__Problem statement__.
Emit the data below verbatim, stripping out any pictures.

__Source data__.
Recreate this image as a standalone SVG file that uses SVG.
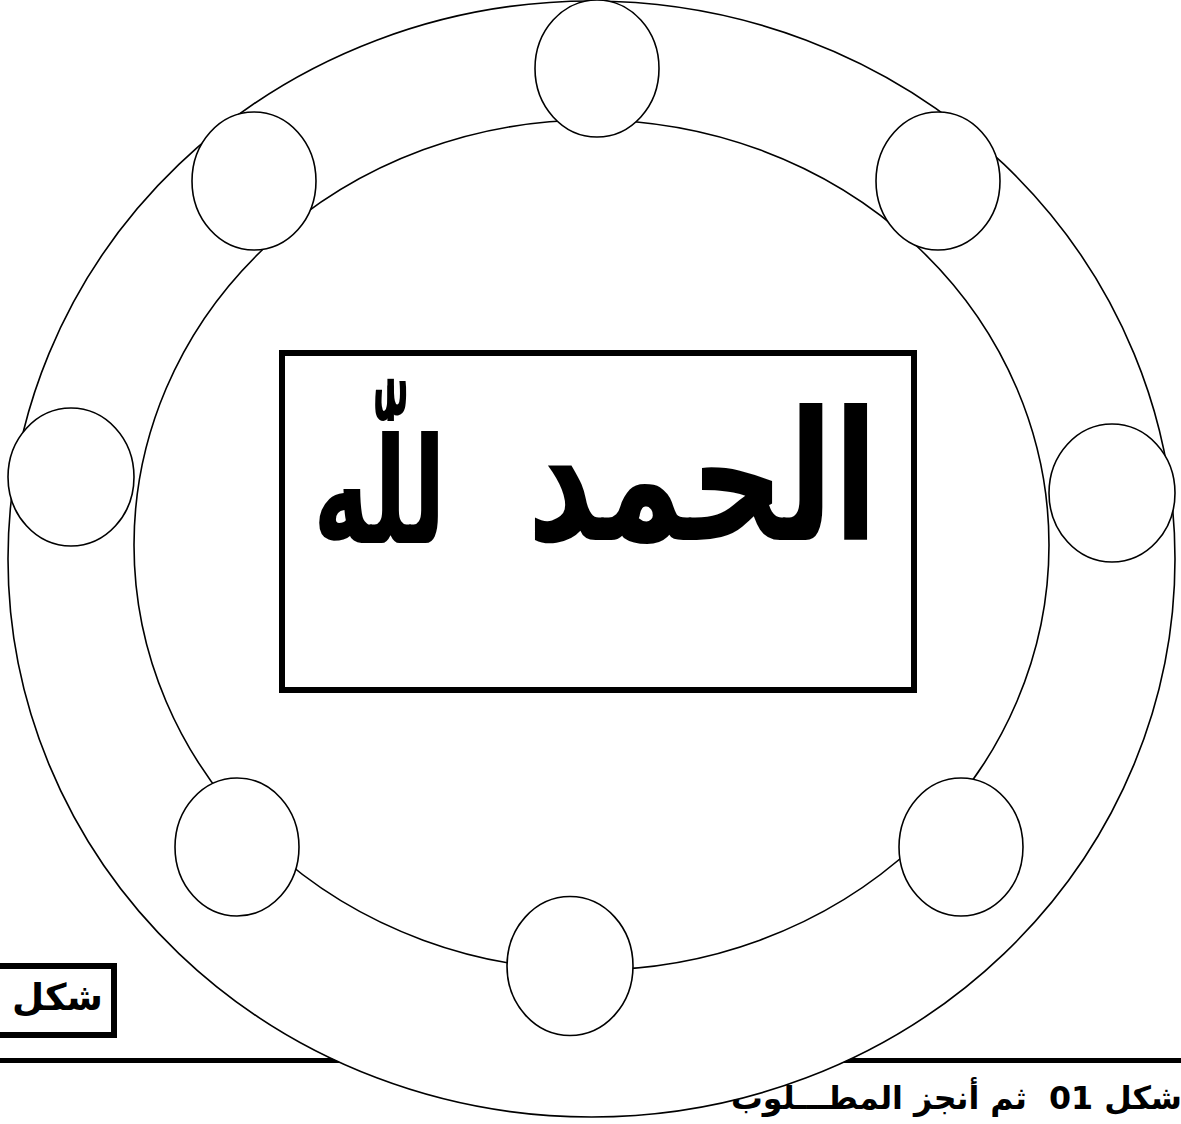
<svg xmlns="http://www.w3.org/2000/svg" width="1181" height="1124" viewBox="0 0 1181 1124">
  <style>
    .ring { fill: #ffffff; stroke: #000000; stroke-width: 1.6; }
    .ringin { fill: none; stroke: #000000; stroke-width: 1.6; }
    .dot { fill: #ffffff; stroke: #000000; stroke-width: 1.6; }
    .box { fill: #ffffff; stroke: #000000; stroke-width: 6; }
    .ar { font-family: "DejaVu Sans", "Noto Sans", sans-serif; font-weight: bold; fill: #000000; direction: rtl; white-space: pre; }
  </style>
  <rect x="0" y="0" width="1181" height="1124" fill="#ffffff"/>
  <line id="rule" x1="0" y1="1060.5" x2="1181" y2="1060.5" stroke="#000000" stroke-width="5"/>
  <g id="label-box">
    <rect class="box" x="-10" y="966" width="124" height="69"/>
    <text class="ar" x="103" y="1010" font-size="37" text-anchor="start">شكل</text>
  </g>
  <g id="outer-ring">
    <ellipse class="ring" cx="591.5" cy="559" rx="583.5" ry="558"/>
  </g>
  <g id="inner-ring">
    <ellipse class="ringin" cx="591.5" cy="545" rx="457.5" ry="425"/>
  </g>
  <g id="connectors"></g>
  <g id="node-top"><ellipse class="dot" cx="597" cy="68.5" rx="62" ry="68.5"/></g>
  <g id="node-top-left"><ellipse class="dot" cx="254" cy="181" rx="62" ry="69"/></g>
  <g id="node-top-right"><ellipse class="dot" cx="938" cy="181" rx="62" ry="69"/></g>
  <g id="node-left"><ellipse class="dot" cx="71" cy="477" rx="63" ry="69"/></g>
  <g id="node-right"><ellipse class="dot" cx="1112" cy="493" rx="63" ry="69"/></g>
  <g id="node-bottom-left"><ellipse class="dot" cx="237" cy="847" rx="62" ry="69"/></g>
  <g id="node-bottom-right"><ellipse class="dot" cx="961" cy="847" rx="62" ry="69"/></g>
  <g id="node-bottom"><ellipse class="dot" cx="570" cy="966" rx="63" ry="69.5"/></g>
  <g id="center">
    <rect class="box" x="282" y="353" width="632" height="337"/>
    <text class="ar" y="540" text-anchor="start"><tspan x="878" font-size="180" textLength="351" lengthAdjust="spacingAndGlyphs">الحمد</tspan><tspan x="446" y="543" font-size="148" textLength="133" lengthAdjust="spacingAndGlyphs">للّٰه</tspan></text>
  </g>
  <g id="instruction">
    <text class="ar" x="1182" y="1109" font-size="32" text-anchor="start" textLength="451" lengthAdjust="spacingAndGlyphs">شكل 01  ثم أنجز المطـــلوب</text>
  </g>
</svg>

__Result__.
Recreate this image as a standalone SVG file that uses SVG.
<svg xmlns="http://www.w3.org/2000/svg" width="1181" height="1124" viewBox="0 0 1181 1124">
  <style>
    .ring { fill: #ffffff; stroke: #000000; stroke-width: 1.6; }
    .ringin { fill: none; stroke: #000000; stroke-width: 1.6; }
    .dot { fill: #ffffff; stroke: #000000; stroke-width: 1.6; }
    .box { fill: #ffffff; stroke: #000000; stroke-width: 6; }
    .ar { font-family: "DejaVu Sans", "Noto Sans", sans-serif; font-weight: bold; fill: #000000; direction: rtl; white-space: pre; }
  </style>
  <rect x="0" y="0" width="1181" height="1124" fill="#ffffff"/>
  <line id="rule" x1="0" y1="1060.5" x2="1181" y2="1060.5" stroke="#000000" stroke-width="5"/>
  <g id="label-box">
    <rect class="box" x="-10" y="966" width="124" height="69"/>
    <text class="ar" x="103" y="1010" font-size="37" text-anchor="start">شكل</text>
  </g>
  <g id="outer-ring">
    <ellipse class="ring" cx="591.5" cy="559" rx="583.5" ry="558"/>
  </g>
  <g id="inner-ring">
    <ellipse class="ringin" cx="591.5" cy="545" rx="457.5" ry="425"/>
  </g>
  <g id="connectors"></g>
  <g id="node-top"><ellipse class="dot" cx="597" cy="68.5" rx="62" ry="68.5"/></g>
  <g id="node-top-left"><ellipse class="dot" cx="254" cy="181" rx="62" ry="69"/></g>
  <g id="node-top-right"><ellipse class="dot" cx="938" cy="181" rx="62" ry="69"/></g>
  <g id="node-left"><ellipse class="dot" cx="71" cy="477" rx="63" ry="69"/></g>
  <g id="node-right"><ellipse class="dot" cx="1112" cy="493" rx="63" ry="69"/></g>
  <g id="node-bottom-left"><ellipse class="dot" cx="237" cy="847" rx="62" ry="69"/></g>
  <g id="node-bottom-right"><ellipse class="dot" cx="961" cy="847" rx="62" ry="69"/></g>
  <g id="node-bottom"><ellipse class="dot" cx="570" cy="966" rx="63" ry="69.5"/></g>
  <g id="center">
    <rect class="box" x="282" y="353" width="632" height="337"/>
    <text class="ar" y="540" text-anchor="start"><tspan x="878" font-size="180" textLength="351" lengthAdjust="spacingAndGlyphs">الحمد</tspan><tspan x="446" y="543" font-size="148" textLength="133" lengthAdjust="spacingAndGlyphs">للّٰه</tspan></text>
  </g>
  <g id="instruction">
    <text class="ar" x="1182" y="1109" font-size="32" text-anchor="start" textLength="451" lengthAdjust="spacingAndGlyphs">شكل 01  ثم أنجز المطـــلوب</text>
  </g>
</svg>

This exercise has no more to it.